In his first public interview with a large media gathering since he announced he was gay earlier this month, Sam handled himself with grace and poise. He laughed. He never became agitated. He was thoughtful.
"Good afternoon," he said in his opening comments. "My name is Michael Sam. I play football for the University of Missouri. As you may know, Missouri is the Show Me state and you'd think I'd have shown you guys enough these last couple of weeks. But I'm learning with the media you guys still want more so ask your questions and I'll answer them to the best I can."
Sam's identity in the public eye now is that of the first openly gay player prepared to play in the NFL. In some ways, Sam's announcement has stripped him of his normalcy as a football player. He is now something much bigger than a player just trying to get drafted and make a team. At one point he even said, "A trailblazer? I feel like I'm Michael Sam."
"I just wish you guys would just see me as Michael Sam the football player instead of Michael Sam the gay football player," he said.
One of the biggest questions facing Sam is how he will be accepted in NFL locker rooms. Sam didn't think that would be a concern. He also said NFL teams didn't ask him about his sexual orientation during meetings, only about football.
"I've been in locker rooms where all kinds of slurs have been said, and I don't think anyone means it," he said. "I think (people are) a little naive and uneducated but as time goes on everyone will adapt."
But NFL coaches and executives at the NFL Scouting Combine raised the idea that the biggest issue will be the red-hot media spotlight that could be placed on Sam.

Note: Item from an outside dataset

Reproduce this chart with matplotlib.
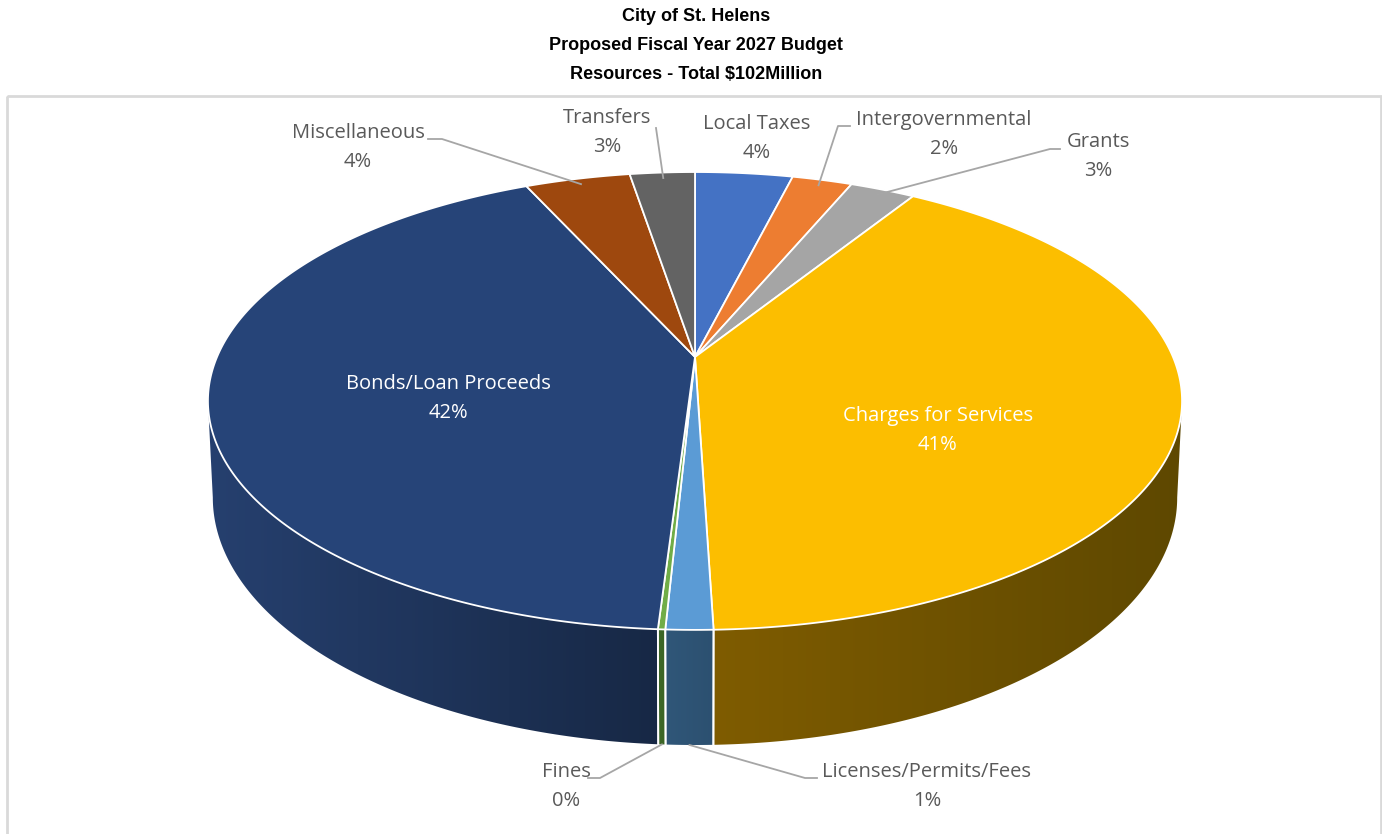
import numpy as np
import matplotlib.pyplot as plt
from matplotlib.patches import Polygon, Rectangle
from matplotlib.colors import to_rgb

# slices, clockwise from 12 o'clock
categories = ["Local Taxes", "Intergovernmental", "Grants", "Charges for Services",
              "Licenses/Permits/Fees", "Fines", "Bonds/Loan Proceeds",
              "Miscellaneous", "Transfers"]
shares = [3.9, 2.4, 2.6, 40.6, 1.3, 0.2, 42.2, 4.2, 2.6]

title_lines = ["City of St. Helens", "Proposed Fiscal Year 2027 Budget",
               "Resources - Total $102Million"]

top_colors = ["#4472C4", "#ED7D31", "#A5A5A5", "#FCBE00", "#5B9BD5",
              "#70AD47", "#264478", "#9E480E", "#636363"]
wall_left = ["#2f4f8a", "#a45621", "#737373", "#7f5c00", "#305779",
             "#3f6a28", "#26406f", "#6e320a", "#454545"]
wall_right = ["#27427a", "#8a481b", "#606060", "#5e4800", "#2c5070",
              "#3a6324", "#172845", "#5e2b08", "#3b3b3b"]

# label layout (pixel centre of the name line), text colour, leader elbow
label_pos = [(757, 124), (944, 120), (1098, 142), (938, 416), (927, 772),
             (566, 772), (448, 384), (358, 133), (607, 118)]
label_inside = [False, False, False, True, False, False, True, False, False]
leader = [None, [(850, 126), (838, 126)], [(1060, 149), (1050, 149)], None,
          [(817, 778), (805, 778)], [(588, 778), (600, 778)], None,
          [(428, 139), (442, 139)], [(656, 128)]]

W, H = 1382, 834
fig = plt.figure(figsize=(W / 100, H / 100), dpi=100)
ax = fig.add_axes([0, 0, 1, 1])
ax.set_xlim(0, W)
ax.set_ylim(H, 0)
ax.axis("off")

# projected pie geometry (pixels)
cx, cy = 695, 357
R, S, p = 478, 220.5, 0.192
D, k = 93, 0.99


def top_pt(t):
    u, v = np.cos(t), np.sin(t)
    return cx + R * u / (1 + p * v), cy - S * v / (1 + p * v)


def bot_pt(t):
    u, v = np.cos(t), np.sin(t)
    return cx + k * R * u / (1 + p * v), cy - S * v / (1 + p * v) + D / (1 + p * v)


fr = np.cumsum([0] + shares) / sum(shares)
starts = np.pi / 2 - 2 * np.pi * fr[:-1]
ends = np.pi / 2 - 2 * np.pi * fr[1:]

vis_lo, vis_hi = -np.pi + np.arcsin(p), -np.arcsin(p)

# side walls, gradient images clipped to the wall outline
for i in range(len(shares)):
    t1, t2 = starts[i], ends[i]
    for off in (0, -2 * np.pi, 2 * np.pi):
        a, b = max(t2 + off, vis_lo), min(t1 + off, vis_hi)
        if a >= b:
            continue
        ts = np.linspace(b, a, max(4, int((b - a) * 200)))
        outline = [top_pt(t) for t in ts] + [bot_pt(t) for t in ts[::-1]]
        xs = [q[0] for q in outline]
        ys = [q[1] for q in outline]
        x0, x1 = min(xs) - 2, max(xs) + 2
        y0, y1 = min(ys) - 2, max(ys) + 2
        c0, c1 = np.array(to_rgb(wall_left[i])), np.array(to_rgb(wall_right[i]))
        f = np.linspace(0, 1, 256)[:, None]
        grad = (c0 + (c1 - c0) * f)[None, :, :]
        im = ax.imshow(grad, extent=(x0, x1, y1, y0), aspect="auto",
                       interpolation="bilinear", zorder=1)
        clip = Polygon(outline, closed=True, facecolor="none", edgecolor="none",
                       transform=ax.transData)
        ax.add_patch(clip)
        im.set_clip_path(clip)
        for t in (a, b):
            if vis_lo < t < vis_hi:
                (xa, ya), (xb, yb) = top_pt(t), bot_pt(t)
                ax.plot([xa, xb], [ya, yb], color="white", lw=1.3, zorder=1.5)

# top faces
for i in range(len(shares)):
    ts = np.linspace(starts[i], ends[i], max(4, int(abs(starts[i] - ends[i]) * 120)))
    pts = [(cx, cy)] + [top_pt(t) for t in ts]
    ax.add_patch(Polygon(pts, closed=True, facecolor=top_colors[i],
                         edgecolor="white", lw=1.3, joinstyle="round", zorder=2))

# labels
for i, name in enumerate(categories):
    x, y = label_pos[i]
    col = "white" if label_inside[i] else "#595959"
    ax.text(x, y, name, ha="center", va="center", fontsize=14.5, color=col,
            family="Open Sans", zorder=4)
    ax.text(x, y + 29, f"{round(shares[i])}%", ha="center", va="center",
            fontsize=14.5, color=col, family="Open Sans", zorder=4)
    if leader[i] is not None:
        tm = (starts[i] + ends[i]) / 2
        if np.sin(tm) < 0:
            ax_, ay_ = bot_pt(tm)
        else:
            tx, ty = top_pt(tm)
            ax_, ay_ = cx + (tx - cx) * 0.97, cy + (ty - cy) * 0.97
        xs = [pt[0] for pt in leader[i]] + [ax_]
        ys = [pt[1] for pt in leader[i]] + [ay_]
        ax.plot(xs, ys, color="#a6a6a6", lw=1.3, zorder=3)

for j, line in enumerate(title_lines):
    ax.text(W / 2 + 5, 16 + j * 29, line, ha="center", va="center", fontsize=13,
            fontweight="bold", family="Liberation Sans", color="black")

ax.add_patch(Rectangle((7, 96), 1374, 760, fill=False, edgecolor="#d9d9d9",
                       lw=2, zorder=0))

fig.savefig("out.png", dpi=100)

"I can't speak for every single locker room," San Francisco coach Jim Harbaugh said, "but I truly believe, as many players have already commented on it, it will be welcoming. I truly believe that.
"I put myself in other people's shoes sometimes and say, 'I'm the father and that's my son, Michael Sam.' I would worry more about the media and whether they will allow him to go through the process or if they're going to try to make him the daily story and over-scrutinize and not give him any room to go through the process."
Sam is a defensive end who also might fit as a linebacker in a 3-4 defensive scheme. He was the Southeastern Conference's defensive player of the year. Some mock drafts have him going in the second round; others have him in the late rounds. And Sports Illustrated's Peter King tweeted that one anonymous general manager told him he didn't think Sam would get drafted at all.
"I'm a pass-rusher," Sam said. "If you put me in a situation to get the quarterback, I'm going to get the quarterback. Whoever coaches or GMs, this league is a passing league. I'd like to believe in myself as a good pass-rusher."
He made it clear that's how he wants to be known.